There are some limitations of this study. We have studied limited number of target genes and well-established SLE risk alleles; however, future studies are needed to include additional risk alleles and more diverse transcripts related to SLE pathogenesis. This will help in identifying additional eQTLs and in delineating the effect of risk variants in different cell types through cis or trans transcript regulation. Second, it is will be interesting to follow up the surprising on/off gene expression pattern in other disease states, larger control samples, and across different cell types. We expect that this should be done using single cell qPCR along with single cell RNA-seq, and the qPCR method may be more sensitive to detect this pattern.

Conclusions

Studying single-cell eQTLs in SLE patient immune cells has allowed for novel insights which could not be achieved using previous mixed immune cell gene expression methods.

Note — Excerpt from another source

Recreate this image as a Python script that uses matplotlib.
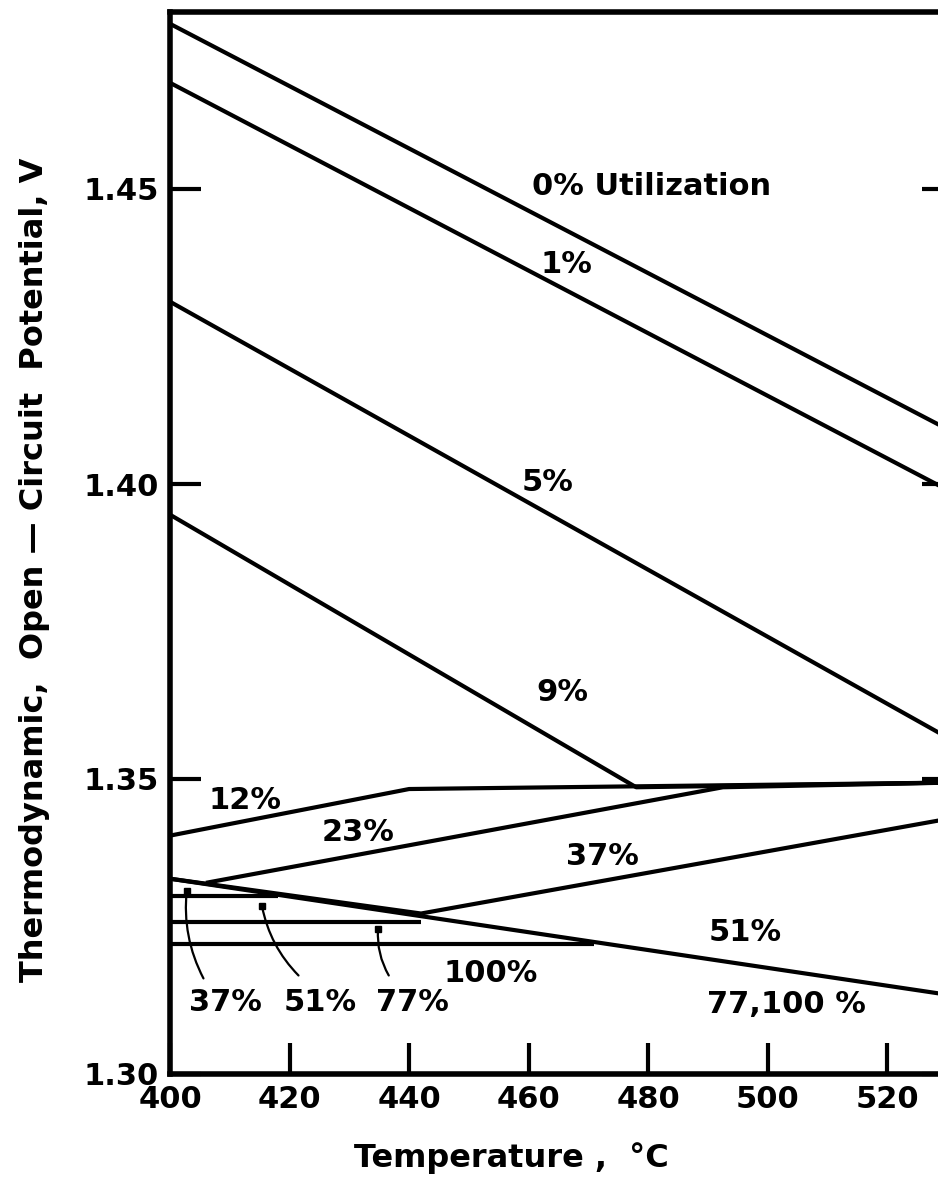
import matplotlib
matplotlib.use("Agg")
import matplotlib.pyplot as plt

# ---- data ----
u0_x = [400, 531];            u0_y = [1.478, 1.4088]
u1_x = [400, 531];            u1_y = [1.468, 1.3985]
u5_x = [400, 531];            u5_y = [1.4309, 1.3565]
u9_x = [400, 478, 531];       u9_y = [1.3948, 1.3486, 1.3494]
u12_x = [400, 440, 531];      u12_y = [1.3404, 1.3483, 1.3494]
u23_x = [406, 492.5, 531];    u23_y = [1.3324, 1.3486, 1.3494]
u37_x = [400, 442, 531];      u37_y = [1.3331, 1.3272, 1.3434]
bnd_x = [400, 531];           bnd_y = [1.3331, 1.3133]
h37_x = [400, 418];           h37_y = [1.3301, 1.3301]
h51_x = [400, 442];           h51_y = [1.3258, 1.3258]
h77_x = [400, 471];           h77_y = [1.3221, 1.3221]

xticks = [400, 420, 440, 460, 480, 500, 520]
yticks = [1.30, 1.35, 1.40, 1.45]
ytick_labels = ["1.30", "1.35", "1.40", "1.45"]

labels = [("0% Utilization", 480.6, 1.4505), ("1%", 466.4, 1.4372),
          ("5%", 463.2, 1.4003), ("9%", 465.6, 1.3647),
          ("12%", 412.5, 1.3463), ("23%", 431.4, 1.3409),
          ("37%", 472.4, 1.3368), ("51%", 496.2, 1.3240),
          ("77,100 %", 503.2, 1.3117), ("100%", 453.7, 1.3171)]

pointers = [("37%", 409.2, 1.3122, 405.6, 1.3162, 402.8, 1.3311),
            ("51%", 425.1, 1.3122, 421.5, 1.3167, 415.4, 1.3284),
            ("77%", 440.6, 1.3122, 436.6, 1.3167, 434.8, 1.3245)]

# ---- figure ----
W, H = 938, 1193
fig = plt.figure(figsize=(W / 100, H / 100), dpi=100)
left, bottom = 170 / W, (H - 1074) / H
ax = fig.add_axes([left, bottom, 783 / W, (1074 - 12) / H])
ax.set_xlim(400, 531)
ax.set_ylim(1.30, 1.48)

lw = 3.0
for xs, ys in [(u0_x, u0_y), (u1_x, u1_y), (u5_x, u5_y), (u9_x, u9_y),
               (u12_x, u12_y), (u23_x, u23_y), (u37_x, u37_y), (bnd_x, bnd_y),
               (h37_x, h37_y), (h51_x, h51_y), (h77_x, h77_y)]:
    ax.plot(xs, ys, color="black", lw=lw, solid_capstyle="butt")

font = dict(family="DejaVu Sans", weight="bold", color="black")
for t, x, y in labels:
    ax.text(x, y, t, ha="center", va="center", fontsize=22, **font)

for t, tx, ty, sx, sy, px, py in pointers:
    ax.text(tx, ty, t, ha="center", va="center", fontsize=22, **font)
    ax.annotate("", xy=(px, py), xytext=(sx, sy),
                arrowprops=dict(arrowstyle="-", color="black", lw=1.6,
                                connectionstyle="arc3,rad=-0.15",
                                shrinkA=0, shrinkB=0))
    ax.plot([px], [py], "s", color="black", ms=5)

for s in ax.spines.values():
    s.set_linewidth(4)
ax.set_xticks(xticks)
ax.set_xticklabels([str(v) for v in xticks])
ax.set_yticks(yticks)
ax.set_yticklabels(ytick_labels)
ax.tick_params(direction="in", length=22, width=3, labelsize=22,
               right=True, top=False, pad=8)
for lab in ax.get_xticklabels() + ax.get_yticklabels():
    lab.set_fontweight("bold")

fig.text(35 / W, 1 - 570 / H, "Thermodynamic,  Open \u2014 Circuit  Potential, V",
         rotation=90, ha="center", va="center", fontsize=23, **font)
fig.text(511 / W, 1 - 1158 / H, "Temperature ,  \u00b0C",
         ha="center", va="center", fontsize=23, **font)

fig.savefig("out.png", dpi=100)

These data support the importance of the SPP1 and TNFAIP3 risk variants and the IRF1 transcript in SLE patient monocyte function. This approach would be of great utility to detect differential transcription related to SLE-risk loci across multiple primary human cell types. This approach addresses a major frontier in complex autoimmune disease genetics, allowing us to understand how the function of a given risk allele varies by cell type in humans.